Edward Lucie-Smith, Race, Sex, and Gender in Contemporary Art, Art Books International/Harry N. Abrams, New York, 1994
From the flyleaf of the book:
“One of the most significant developments in the art world of the 1970s, 1980s, and 1990s has been the rise to prominence of art made by minority cultures. Race, Sex, and Gender examines the controversial challenges these groups present to today’s artists and critics. Works by African-Americans, feminist, homosexuals, and Latino-Hispanics - once considered marginal – have come to transform contemporary art. As this so-called minority art has moved into a more dominant position, museums - once official symbols of culture – have formed a more secure alliance with the avant-garde. The result is that “minority” art has become, in effect, our most major concern.
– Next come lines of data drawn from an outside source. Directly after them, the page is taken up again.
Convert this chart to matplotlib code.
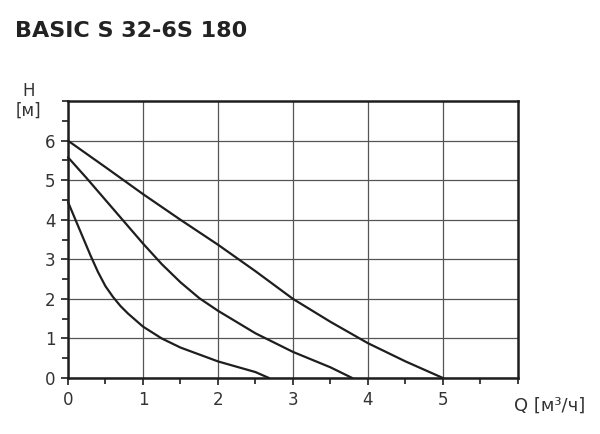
import matplotlib
matplotlib.use("Agg")
import matplotlib.pyplot as plt
from matplotlib.ticker import MultipleLocator

# pump curves: Q [m3/h], H [m]
q_speed3 = [0, 0.5, 1, 1.5, 2, 2.5, 3, 3.5, 4, 4.5, 5]
h_speed3 = [6.0, 5.33, 4.65, 4.0, 3.37, 2.7, 2.0, 1.42, 0.88, 0.42, 0.0]

q_speed2 = [0, 0.25, 0.5, 0.75, 1, 1.25, 1.5, 1.75, 2, 2.5, 3, 3.5, 3.79]
h_speed2 = [5.58, 5.05, 4.5, 3.95, 3.4, 2.88, 2.42, 2.02, 1.7, 1.13, 0.66, 0.27, 0.0]

q_speed1 = [0, 0.1, 0.2, 0.3, 0.4, 0.5, 0.6, 0.7, 0.8, 1, 1.25, 1.5, 2, 2.5, 2.68]
h_speed1 = [4.45, 4.0, 3.55, 3.1, 2.68, 2.32, 2.05, 1.82, 1.63, 1.3, 1.0, 0.77, 0.42, 0.15, 0.0]

x_ticks = [0, 1, 2, 3, 4, 5]
y_ticks = [0, 1, 2, 3, 4, 5, 6]

txt = "#333333"
line = "#1e1e1e"

fig = plt.figure(figsize=(6, 4.34), dpi=100)
ax = fig.add_axes([0.1133, 0.129, 0.75, 0.638])

for q, h in [(q_speed3, h_speed3), (q_speed2, h_speed2), (q_speed1, h_speed1)]:
    ax.plot(q, h, color=line, lw=1.6, solid_capstyle="round",
            solid_joinstyle="round", clip_on=False, zorder=3)

ax.set_xlim(0, 6)
ax.set_ylim(0, 7)
ax.set_xticks(x_ticks)
ax.set_yticks(y_ticks)
ax.xaxis.set_minor_locator(MultipleLocator(0.5))
ax.yaxis.set_minor_locator(MultipleLocator(0.5))
ax.grid(True, which="major", color="#555555", lw=0.9)
ax.tick_params(which="major", direction="out", length=5, width=1.2, color=line,
               labelsize=12, labelcolor=txt, pad=4)
ax.tick_params(which="minor", direction="out", length=4, width=1.2, color=line)
for s in ax.spines.values():
    s.set_linewidth(1.8)
    s.set_color(line)

fig.text(0.025, 0.928, "BASIC S 32-6S 180", fontsize=16, fontweight="bold",
         color="#222222", va="center")
fig.text(0.047, 0.79, "H", fontsize=12, color=txt, ha="center", va="center")
fig.text(0.047, 0.745, "[м]", fontsize=12, color=txt, ha="center", va="center")
fig.text(0.975, 0.064, "Q [м³/ч]", fontsize=13, color=txt, ha="right", va="center")

fig.savefig("out.png", dpi=100)
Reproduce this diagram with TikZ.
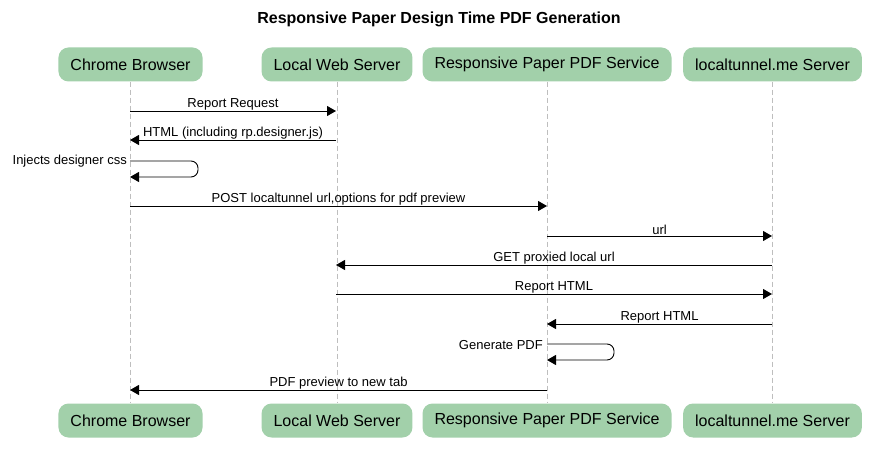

In this provocative volume, art historian Edward Lucie-Smith seeks to determine how these different groups came to acclaim, and how they have revolutionized the kind of art shown in museums and galleries. Cindy Sherman, Robert Mapplethorpe, Jean-Michel Basquiat, Nancy Spero, Hannah Wilke, Larry Fuente, Chéri Samba, and Martin Puryear are among those artists whose work is pictured and discussed as Lucie-Smith probes issues of racial identity, sexual orientation, and gender politics…”
Chapter Six, Racially Based Art in Britain, includes two reproductions of work by Eddie Chambers, How Much Longer… 1983, mixed media, 4’ x 8’/1.2 x 2.4m, Collection of Sheffield City Museums and Art Galleries, and Untitled (on Marcus Garvey), mixed media, 5’ x 4’/1.5 x 1.2m, Collection of the Artist. The reproductions appear alongside text on Eddie Chambers, including “A new generation of Afro-Caribbean artists, born in Britain, is producing a very different sort of work – cruder, more violent, openly militant. Two of the best-known protagonists are Eddie Chambers… and Keith Piper… who are also close associates. They first met when attending Lanchester Polytechnic, and throughout their careers they have been energetic organizers, devoting considerable time and energy to promoting radical black art in addition to being practicing artists.
Chambers has often been preoccupied with black history.” See pages 88-90.